La vicenda trae origine da una cartella di pagamento notificata al socio accomandatario di una società di persone fallita con la quale era pretesa Iva e sanzioni. Il socio impugnava il provvedimento eccependone l’illegittimità poiché aveva ottenuto dal Tribunale un decreto di esdebitazione, in forza del quale era stato liberato dai debiti residui tra i quali alcuni anche di natura fiscale. L’Ufficio si difendeva evidenziando che i debiti tributari sono esclusi dal beneficio previsto per l’esdebitazione, tanto più ove si tratti di Iva per la quale valgono i principi sanciti dalla Corte di Giustizia. Entrambi i giudici di merito confermavano l’illegittimità della pretesa e l’Agenzia ricorreva così in Cassazione, lamentando, in estrema sintesi, un’errata applicazione della norma.

I giudici di legittimità hanno innanzitutto rilevato che la Corte di Giustizia (causa C- 493/15) ha escluso che l’esdebitazione sia incompatibile con la direttiva Iva.

La procedura esdebitatoria esige, infatti, requisiti particolarmente rigorosi che presuppongono non solo la liquidazione totale del patrimonio del debitore, ma anche che i creditori siano stati soddisfatti almeno in parte. La Cassazione ha evidenziato che la norma (articolo 142 della legge fallimentare) esclude dall’efficacia liberatoria gli obblighi di mantenimento e alimentari, i debiti per il risarcimento dei danni da fatto illecito extracontrattuale, le sanzioni penali e amministrative di carattere pecuniario non accessorie dei debiti estinti, le obbligazioni derivanti da rapporti estranei all’esercizio d’impresa, non prevedendo un’espressa esclusione dei rapporti tributari.

Ne consegue che l’esdebitazione include tutte le obbligazioni derivanti dall’esercizio dell’impresa, compresi anche i debiti tributari e le correlate sanzioni.

La Cassazione ha precisato che l’istituto risponde all’esigenza avvertita anche in ambito unionale, di consentire al debitore svincolato dai debiti pregressi di ripartire e riproporsi nella società, senza dover scontare vita natural durante un’insormontabile limitazione nel reinserimento nel circuito sociale ed economico in ragione dei debiti rimasti insoluti.
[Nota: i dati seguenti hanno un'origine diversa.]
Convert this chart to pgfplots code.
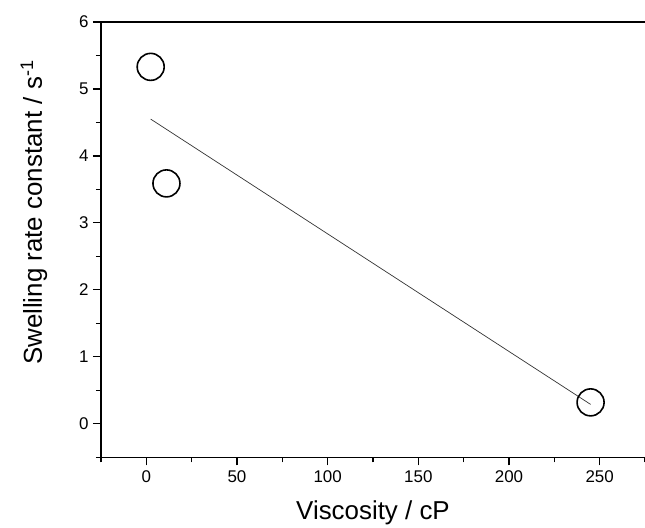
\documentclass[border=0pt]{standalone}
\usepackage{fontspec}
\setmainfont{Liberation Sans}
\usepackage{pgfplots}
\pgfplotsset{compat=1.18}
\begin{document}
\begin{tikzpicture}
\begin{axis}[
  scale only axis, width=544bp, height=435.3bp,
  xmin=-25, xmax=275, ymin=-0.5, ymax=6,
  axis x line*=bottom, axis y line*=left,
  axis line style={-, line width=1.4bp, black},
  xtick={0,50,...,250}, minor xtick={-25,25,75,125,175,225,275},
  ytick={0,1,...,6}, minor ytick={-0.5,0.5,...,5.5},
  tick align=outside,
  major tick length=8bp, minor tick length=5bp,
  tick style={line width=1.2bp, black},
  /pgf/number format/assume math mode=true,
  xticklabel={\fontsize{17}{17}\selectfont\pgfmathprintnumber{\tick}},
  yticklabel={\fontsize{17}{17}\selectfont\pgfmathprintnumber{\tick}},
  xticklabel style={yshift=-2bp},
  yticklabel style={xshift=-1bp},
  xlabel={Viscosity / cP},
  ylabel={Swelling rate constant / s\textsuperscript{-1}},
  label style={font=\fontsize{26}{26}\selectfont},
  xlabel style={at={([yshift=-62.7bp]rel axis cs:0.5,0)}, anchor=base},
  ylabel style={at={([xshift=-59bp]rel axis cs:0,0.562)}, anchor=base, rotate=0},
  clip=false,
]
\addplot[only marks, mark=o, mark size=13.5bp, mark options={line width=1.6bp, black}]
  coordinates {(2.4,5.33) (11.1,3.59) (245,0.32)};
\addplot[black!80, line width=0.7bp] coordinates {(2.4,4.55) (245,0.29)};
\draw[line width=1.4bp, black] (rel axis cs:0,1) -- (rel axis cs:1,1);
\coordinate (bl) at (rel axis cs:0,0);
\coordinate (tr) at (rel axis cs:1,1);
\end{axis}
\pgfresetboundingbox
\useasboundingbox ([xshift=-101bp, yshift=-70.7bp]bl) rectangle ([yshift=22bp]tr);
\end{tikzpicture}
\end{document}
Peraltro, la norma “premiale” è stata introdotta proprio sulla scia di altre legislazioni europee e dall’impulso unionale incentivato anche dalla raccomandazione della Commissione 2014/135/Ue della Direttiva Europea. Per tale ragione, quindi, i giudici di legittimità hanno affermato che in tema di fallimento, l’esdebitazione del fallito è applicabile anche ai debiti Iva ed alle relative sanzioni, non contrastando con la direttiva.